## Recorded data
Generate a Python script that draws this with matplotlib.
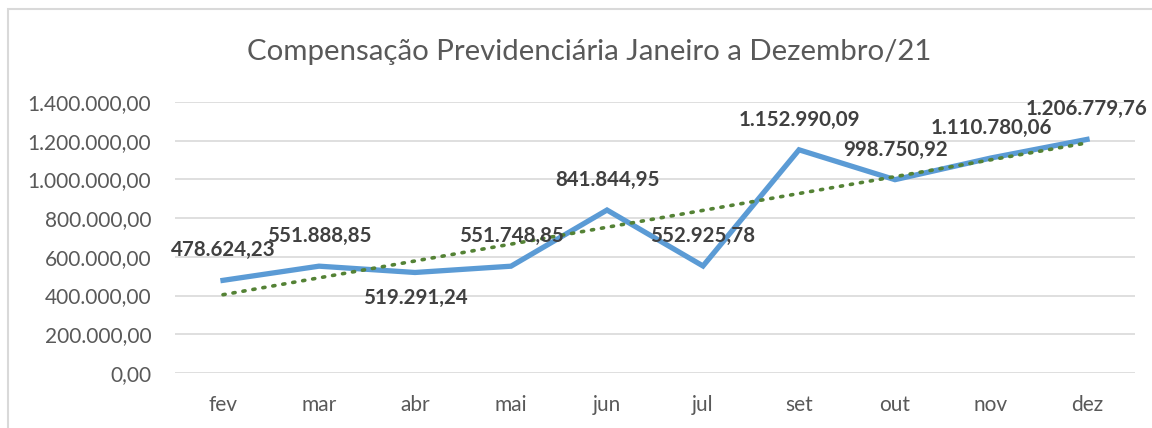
import matplotlib.pyplot as plt
from matplotlib.patches import Rectangle
import numpy as np

meses = ["fev", "mar", "abr", "mai", "jun", "jul", "set", "out", "nov", "dez"]
valores = [478624.23, 551888.85, 519291.24, 551748.85, 841844.95,
           552925.78, 1152990.09, 998750.92, 1110780.06, 1206779.76]
rotulos = ["478.624,23", "551.888,85", "519.291,24", "551.748,85", "841.844,95",
           "552.925,78", "1.152.990,09", "998.750,92", "1.110.780,06", "1.206.779,76"]
yticks = [0, 200000, 400000, 600000, 800000, 1000000, 1200000, 1400000]
ytick_labels = ["0,00", "200.000,00", "400.000,00", "600.000,00", "800.000,00",
                "1.000.000,00", "1.200.000,00", "1.400.000,00"]

plt.rcParams['font.family'] = ['Lato', 'DejaVu Sans']

fig = plt.figure(figsize=(11.52, 4.28), dpi=100)
# moldura do grafico
fig.patches.append(Rectangle((8 / 1152, -0.1), 1.2, (428 - 9) / 428 + 0.1,
                             transform=fig.transFigure, fill=False,
                             edgecolor="#D9D9D9", linewidth=1.5))

ax = fig.add_axes([175 / 1152, 55 / 428, 960 / 1152, 271 / 428])
x = np.arange(len(meses))

# linha de tendencia linear
coef = np.polyfit(x, valores, 1)
ax.plot(x, np.polyval(coef, x), color="#548235", linestyle=(0, (0.6, 2.2)),
        linewidth=2.6, dash_capstyle="round", zorder=3)
ax.plot(x, valores, color="#5B9BD5", linewidth=3.8, solid_joinstyle="miter", zorder=2)

for i, (v, r) in enumerate(zip(valores, rotulos)):
    dy = -25 if i == 2 else 30
    ax.annotate(r, (i, v), xytext=(0, dy), textcoords="offset pixels",
                ha="center", va="center", fontsize=14.8, fontweight="bold",
                color="#404040", zorder=4)

ax.set_xlim(-0.5, len(meses) - 0.5)
ax.set_ylim(0, 1400000)
ax.set_yticks(yticks)
ax.set_yticklabels(ytick_labels, fontsize=15, color="#595959")
ax.set_xticks(x)
ax.set_xticklabels(meses, fontsize=15, color="#595959")
ax.tick_params(axis="x", length=0, pad=16)
ax.tick_params(axis="y", length=0, pad=17)
ax.grid(axis="y", color="#D9D9D9", linewidth=1.2)
ax.set_axisbelow(True)
for s in ax.spines.values():
    s.set_visible(False)

fig.text(589 / 1152, 1 - 52 / 428, "Compensação Previdenciária Janeiro a Dezembro/21",
         ha="center", va="center", fontsize=21.2, color="#595959")

fig.savefig("out.png", dpi=100)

## Written problem
Extract, from the listing above, every line where the string "matplotlib" occurs.

## Task response
Generate a Python script that draws this with matplotlib.
import matplotlib.pyplot as plt
from matplotlib.patches import Rectangle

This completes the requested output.